Defence counsel relied on the complainant’s estimate of the width of the stripes in his address to the jury. However, the description has little significance unless it gave rise to a possible inference that a male, other than the appellant, wearing a white jumper with a hood and horizontal stripes may have entered the house, found his way into Mr Gillow’s darkened bedroom through the closed door and assaulted the complainant who was lying on a bed beside Mr Gillow. The jury were entitled to regard that possibility as fanciful.
The jury were also entitled to conclude that the complainant’s ability to effect an accurate identification was not markedly affected by alcohol. The complainant’s evidence of her consumption of alcohol was unchallenged. The jury were also in a position to gauge something of the degree of her inebriation by the evidence of her conduct during and immediately after the incident. There was no suggestion of any physical or mental deficit on her part.

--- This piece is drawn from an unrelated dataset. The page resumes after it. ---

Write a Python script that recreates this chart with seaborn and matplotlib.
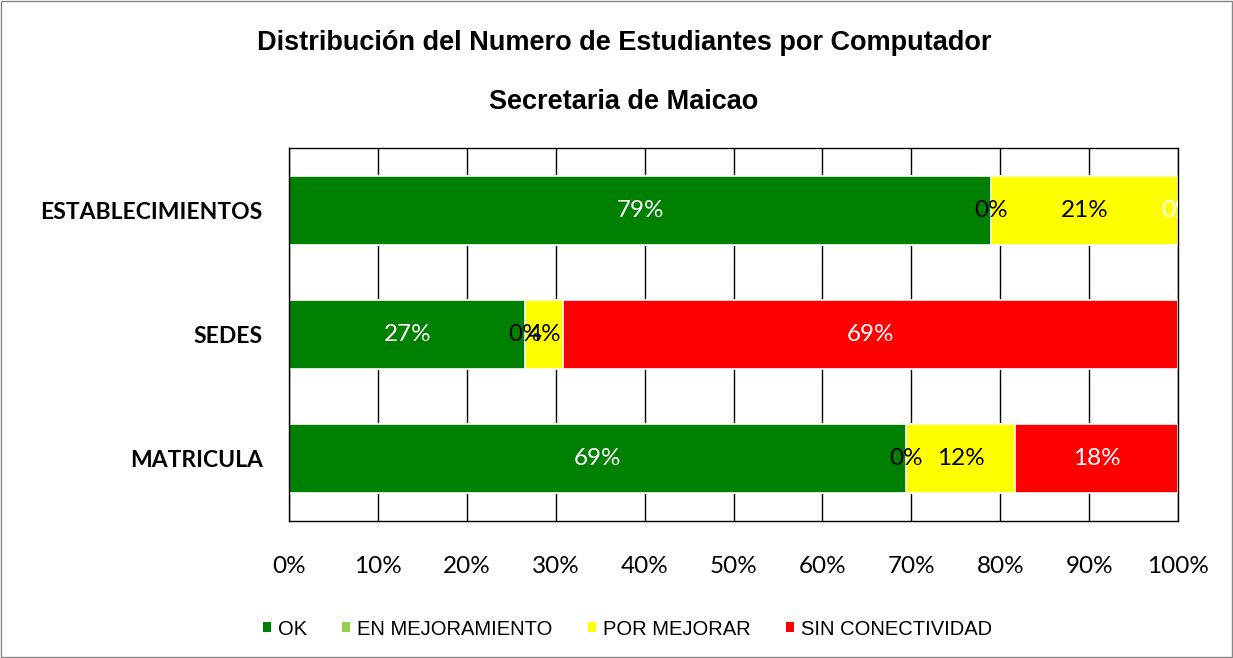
import matplotlib

matplotlib.use("Agg")

import matplotlib.pyplot as plt
import numpy as np
import pandas as pd
import seaborn as sns
from matplotlib.patches import Patch, Rectangle
from matplotlib.ticker import FuncFormatter, MultipleLocator

categories = ["ESTABLECIMIENTOS", "SEDES", "MATRICULA"]
series_names = ["OK", "EN MEJORAMIENTO", "POR MEJORAR", "SIN CONECTIVIDAD"]
ok_values = [79.0, 26.6, 69.4]
mejoramiento_values = [0.0, 0.0, 0.0]
por_mejorar_values = [21.0, 4.2, 12.3]
sin_conectividad_values = [0.0, 69.2, 18.3]

colors = ["#008000", "#92D050", "#FFFF00", "#FF0000"]
text_colors = ["white", "black", "black", "white"]

sns.set_theme(style="white")
plt.rcParams["font.family"] = ["Lato", "DejaVu Sans"]
plt.rcParams["text.color"] = "black"
plt.rcParams["xtick.color"] = "black"
plt.rcParams["ytick.color"] = "black"

values = pd.DataFrame(
    {
        "categoria": categories,
        "OK": ok_values,
        "EN MEJORAMIENTO": mejoramiento_values,
        "POR MEJORAR": por_mejorar_values,
        "SIN CONECTIVIDAD": sin_conectividad_values,
    }
)
cumulative = values[series_names].cumsum(axis=1)
cumulative["categoria"] = values["categoria"]

fig = plt.figure(figsize=(12.33, 6.58), dpi=100)
ax = fig.add_axes([0.2344, 0.208, 0.721, 0.567])

# stacked bars: draw cumulative totals from the last series to the first
for name, color in reversed(list(zip(series_names, colors))):
    sns.barplot(
        data=cumulative,
        x=name,
        y="categoria",
        order=categories,
        color=color,
        width=0.555,
        edgecolor="white",
        linewidth=1.2,
        saturation=1,
        ax=ax,
    )

# segment labels
for row, category in enumerate(categories):
    start = 0.0
    for name, tcolor in zip(series_names, text_colors):
        value = values.loc[row, name]
        ax.text(
            start + value / 2,
            row,
            f"{value:.0f}%",
            ha="center",
            va="center",
            color=tcolor,
            fontsize=17.5,
            clip_on=True,
        )
        start += value

ax.set_xlim(0, 100)
ax.set_ylim(2.5, -0.5)
ax.xaxis.set_major_locator(MultipleLocator(10))
ax.xaxis.set_major_formatter(FuncFormatter(lambda v, _: f"{v:.0f}%"))
ax.grid(axis="x", color="black", linewidth=1)
ax.set_axisbelow(True)
ax.set_xlabel("")
ax.set_ylabel("")
ax.tick_params(axis="x", length=0, pad=25, labelsize=17.5)
ax.tick_params(axis="y", length=0, pad=19, labelsize=16.5)
for label in ax.get_yticklabels():
    label.set_fontweight("bold")
for spine in ax.spines.values():
    spine.set_visible(True)
    spine.set_color("black")
    spine.set_linewidth(1)

fig.text(0.506, 0.935, "Distribución del Numero de Estudiantes por Computador",
         ha="center", va="center", fontsize=19.5, fontweight="bold",
         family=["Liberation Sans", "DejaVu Sans"])
fig.text(0.506, 0.845, "Secretaria de Maicao",
         ha="center", va="center", fontsize=19.5, fontweight="bold",
         family=["Liberation Sans", "DejaVu Sans"])

handles = [Patch(facecolor=c, edgecolor="none") for c in colors]
fig.legend(
    handles,
    series_names,
    loc="center",
    bbox_to_anchor=(0.509, 0.044),
    ncol=4,
    frameon=False,
    handlelength=0.4,
    handleheight=0.4,
    handletextpad=0.35,
    columnspacing=1.75,
    prop={"family": ["Liberation Sans Narrow", "Liberation Sans"], "size": 14.5},
)

fig.patches.append(
    Rectangle((0.001, 0.001), 0.998, 0.997, transform=fig.transFigure,
              fill=False, edgecolor="#888888", linewidth=1)
)

fig.savefig("out.png", dpi=100)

The argument that the complainant’s ability to make a persuasive identification was further restricted by her limited acquaintance with the appellant is not strong. The complainant had interacted with the appellant in a small group for an hour or two prior to the incident, including engaging in arm wrestling. Her facial recognition of the appellant, although made in poor light, was at quite close range. The jury could accept that it and the identification of the jumper lent support to each other.
Conclusion
For the above reasons, it was open to the jury on the whole of the evidence to be satisfied beyond reasonable doubt of the appellant’s guilt.
I would order that the appeal be dismissed.
FRASER JA: I agree with the reasons for judgment of Muir JA and the order proposed by his Honour.
MARGARET WILSON J: The appeal should be dismissed for the reasons given by Muir JA.